- [DATASET SECTION]
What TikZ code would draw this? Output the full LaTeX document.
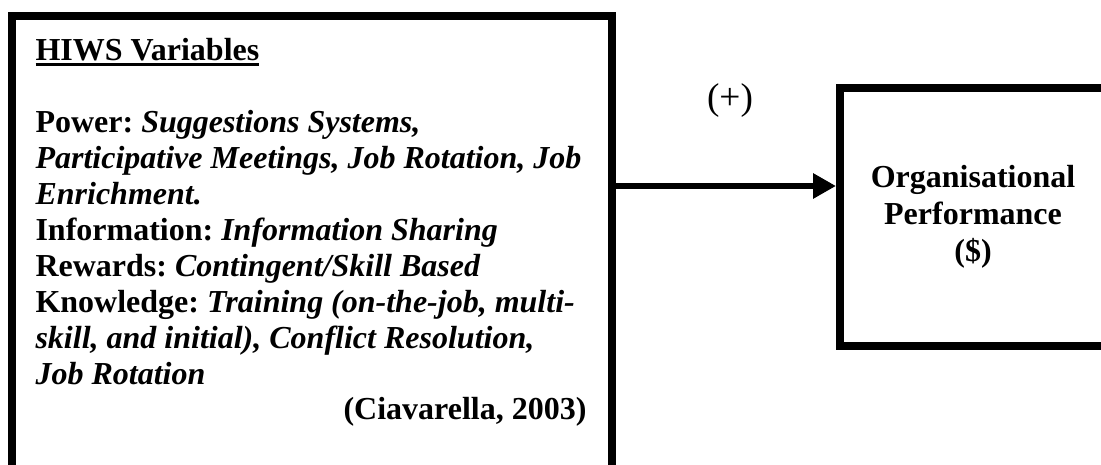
\documentclass[tikz,border=0pt]{standalone}
\usepackage{fontspec}
\setmainfont{Liberation Serif}
\usepackage{tikz}
\usetikzlibrary{arrows.meta,positioning}
\frenchspacing

\newcommand{\thickul}[1]{\setbox0\hbox{#1}\rlap{\rule[-1.9pt]{\wd0}{1.1pt}}\box0}

\tikzset{
  varbox/.style={draw, line width=3pt, outer sep=0pt, inner sep=0pt},
  link/.style={line width=2.6pt, -{Triangle[length=8.6pt,width=9pt]}, shorten >=1.5pt}
}

\begin{document}
\begin{tikzpicture}[x=0.375pt, y=-0.375pt]
\useasboundingbox (0,0) rectangle (1101,465);
\clip (0,0) rectangle (1101,465);
% boxes
\node[varbox, minimum width=225pt, minimum height=189pt, anchor=north west] (hiws) at (12,16) {};
\node[varbox, minimum width=99.75pt, minimum height=96.75pt, align=center,
      font=\fontsize{12}{13.9}\selectfont\bfseries] (perf) at (973,217)
      {Organisational\\Performance\\(\$)};
% text of the left box
\node[anchor=north west, inner sep=0pt, text width=240pt, align=flush left,
      font=\fontsize{12}{13.5}\selectfont\bfseries] (vars) at (35,38)
{\thickul{HIWS Variables}\\[13.5pt]
Power: \textit{Suggestions Systems,}\\
\textit{Participative Meetings, Job Rotation, Job}\\
\textit{Enrichment.}\\
Information: \textit{Information Sharing}\\
Rewards: \textit{Contingent/Skill Based}\\
Knowledge: \textit{Training (on-the-job, multi-}\\
\textit{skill, and initial), Conflict Resolution,}\\
\textit{Job Rotation}};
\node[anchor=base east, inner sep=0pt, font=\fontsize{12}{13.5}\selectfont\bfseries] (cite) at (587,420) {(Ciavarella, 2003)};
% arrow
\coordinate (tap) at (612,186);
\draw[link] (tap) -- (tap -| perf.west);
\node[font=\fontsize{14}{16}\selectfont] (sign) at (730,101) {(+)};
\end{tikzpicture}
\end{document}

- [GIVEN EXERCISE]
Except for the pictures, copy the material above exactly.

- [REPLY TO THE EXERCISE]
What TikZ code would draw this? Output the full LaTeX document.
\documentclass[tikz,border=0pt]{standalone}
\usepackage{fontspec}
\setmainfont{Liberation Serif}
\usepackage{tikz}
\usetikzlibrary{arrows.meta,positioning}
\frenchspacing

\newcommand{\thickul}[1]{\setbox0\hbox{#1}\rlap{\rule[-1.9pt]{\wd0}{1.1pt}}\box0}

\tikzset{
  varbox/.style={draw, line width=3pt, outer sep=0pt, inner sep=0pt},
  link/.style={line width=2.6pt, -{Triangle[length=8.6pt,width=9pt]}, shorten >=1.5pt}
}

\begin{document}
\begin{tikzpicture}[x=0.375pt, y=-0.375pt]
\useasboundingbox (0,0) rectangle (1101,465);
\clip (0,0) rectangle (1101,465);
% boxes
\node[varbox, minimum width=225pt, minimum height=189pt, anchor=north west] (hiws) at (12,16) {};
\node[varbox, minimum width=99.75pt, minimum height=96.75pt, align=center,
      font=\fontsize{12}{13.9}\selectfont\bfseries] (perf) at (973,217)
      {Organisational\\Performance\\(\$)};
% text of the left box
\node[anchor=north west, inner sep=0pt, text width=240pt, align=flush left,
      font=\fontsize{12}{13.5}\selectfont\bfseries] (vars) at (35,38)
{\thickul{HIWS Variables}\\[13.5pt]
Power: \textit{Suggestions Systems,}\\
\textit{Participative Meetings, Job Rotation, Job}\\
\textit{Enrichment.}\\
Information: \textit{Information Sharing}\\
Rewards: \textit{Contingent/Skill Based}\\
Knowledge: \textit{Training (on-the-job, multi-}\\
\textit{skill, and initial), Conflict Resolution,}\\
\textit{Job Rotation}};
\node[anchor=base east, inner sep=0pt, font=\fontsize{12}{13.5}\selectfont\bfseries] (cite) at (587,420) {(Ciavarella, 2003)};
% arrow
\coordinate (tap) at (612,186);
\draw[link] (tap) -- (tap -| perf.west);
\node[font=\fontsize{14}{16}\selectfont] (sign) at (730,101) {(+)};
\end{tikzpicture}
\end{document}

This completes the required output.